In later stages, pullers transfer the profiles to the run-out table for cutting before moving them to the cooling bed. Mechanical stretching introduces strain and dislocations, improving straightness and mechanical properties, with stretching force and speed being the most influential factors. Profiles are then cut to the required length by finishing saws, and cutting precision directly affects product quality. After cutting, profiles may enter a holding zone or a heat treatment area depending on property requirements. The common T6 temper demands strict heat treatment schedules, but because this adds both cost and time, manufacturers often reassess whether the treatment can be optimized or reduced while still meeting performance targets.
Overall productivity is also affected by downtime. Interruptions may occur during billet changes, removal of discard ends, die changes, maintenance, or purging of trapped gases. Reducing such dead-cycle time can significantly increase throughput.
The main outputs of extrusion include mechanical properties such as yield strength, ultimate tensile strength, elongation, and bending performance; dimensional and surface quality such as accuracy, straightness, and freedom from defects; and operational indicators such as scrap rate, scrap cost, and energy efficiency. These are the results that customers and manufacturers care about most.

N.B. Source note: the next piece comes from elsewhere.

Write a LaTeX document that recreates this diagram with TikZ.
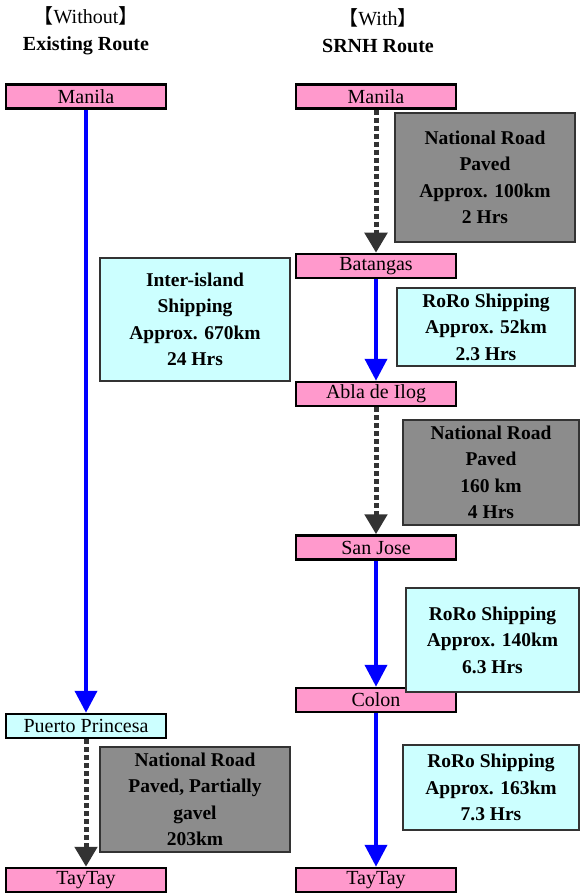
\documentclass[tikz,border=0pt]{standalone}
\usepackage{fontspec}
\setmainfont{Liberation Serif}
\newfontfamily\cjk{Noto Sans CJK JP}
\usepackage{tikz}
\usetikzlibrary{shapes,arrows.meta,positioning}
\definecolor{pinkbox}{HTML}{FF99CC}
\definecolor{cyanbox}{HTML}{CCFFFF}
\definecolor{graybox}{HTML}{8C8C8C}
\definecolor{darkline}{HTML}{333333}

\begin{document}
\begin{tikzpicture}[x=1pt,y=-1pt,
	place/.style={draw=black, line width=2.5pt, fill=pinkbox, minimum width=160pt, minimum height=24pt, inner sep=0pt, font=\fontsize{20}{22}\selectfont},
	infobox/.style={draw=darkline, line width=1.2pt, fill=cyanbox, inner sep=0pt, align=center, font=\fontsize{19.5}{26.4}\selectfont\bfseries},
	roadbox/.style={infobox, fill=graybox},
	sea/.style={draw=blue, line width=4pt, -{Triangle[width=22pt,length=22pt]}},
	road/.style={draw=darkline, line width=5pt, dash pattern=on 5pt off 3pt, -{Triangle[width=22pt,length=20pt,fill=darkline]}},
	head/.style={align=center, font=\fontsize{20}{27}\selectfont}]
				\useasboundingbox (0,0) rectangle (579,893);
				% headings
				\node[head] (hdA) at (86,31) {{\cjk【}Without{\cjk】}\\\textbf{Existing Route}};
				\node[head] (hdB) at (378,31) {{\cjk【}With{\cjk】}\\\textbf{SRNH Route}};
				% without
				\node[place] (mnlA) at (86,96.5) {Manila};
				\node[place, fill=cyanbox] (ppr) at (86,726) {Puerto Princesa};
				\node[place] (ttA) at (86,880) {TayTay};
				\node[infobox, minimum width=190pt, minimum height=123pt] (shipA) at (195,319.5) {Inter-island\\Shipping\\Approx. 670km\\24 Hrs};
				\node[roadbox, minimum width=190pt, minimum height=105pt] (rdA) at (195,799.5) {National Road\\Paved, Partially\\gavel\\203km};
				\draw [sea] (mnlA) -- (ppr);
				\draw [road] (ppr) -- (ttA);
				% with
				\node[place] (mnlB) at (376,96.5) {Manila};
				\node[place] (btg) at (376,266) {Batangas};
				\node[place] (abl) at (376,394) {Abla de Ilog};
				\node[place] (sjo) at (376,547.5) {San Jose};
				\node[place] (col) at (376,700) {Colon};
				\node[place] (ttB) at (376,880) {TayTay};
				\node[roadbox, minimum width=180pt, minimum height=129pt] (rdB1) at (485,177.5) {National Road\\Paved\\Approx. 100km\\2 Hrs};
				\node[infobox, minimum width=178pt, minimum height=78pt] (shipB1) at (486,327) {RoRo Shipping\\Approx. 52km\\2.3 Hrs};
				\node[roadbox, minimum width=176pt, minimum height=105pt] (rdB2) at (491,472.5) {National Road\\Paved\\160 km\\4 Hrs};
				\node[infobox, minimum width=173pt, minimum height=104pt] (shipB2) at (492.5,640) {RoRo Shipping\\Approx. 140km\\6.3 Hrs};
				\node[infobox, minimum width=176pt, minimum height=85pt] (shipB3) at (491,787.5) {RoRo Shipping\\Approx. 163km\\7.3 Hrs};
				\draw [road] (mnlB) -- (btg);
				\draw [sea] (btg) -- (abl);
				\draw [road] (abl) -- (sjo);
				\draw [sea] (sjo) -- (col);
				\draw [sea] (col) -- (ttB);
				\end{tikzpicture}
\end{document}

When building machine learning models, data must be organized systematically. Inputs typically consist of alloy composition and process variables, while outputs include mechanical properties, quality indicators, and productivity. With robust datasets and algorithms, models can not only predict outcomes but also work in reverse. For example, if a customer requests higher-than-standard strength or elongation, the model can suggest the process conditions or alloy adjustments needed to achieve those targets.
Artificial intelligence is becoming increasingly important in manufacturing. For the aluminum extrusion industry, the challenge is to look beyond the hype and vague claims about AI and focus on the practical value of machine learning in process optimization, efficiency improvement, and better use of equipment. By combining deeper process understanding with data-driven decision-making, extrusion plants can increase efficiency, improve quality, and maintain a competitive edge.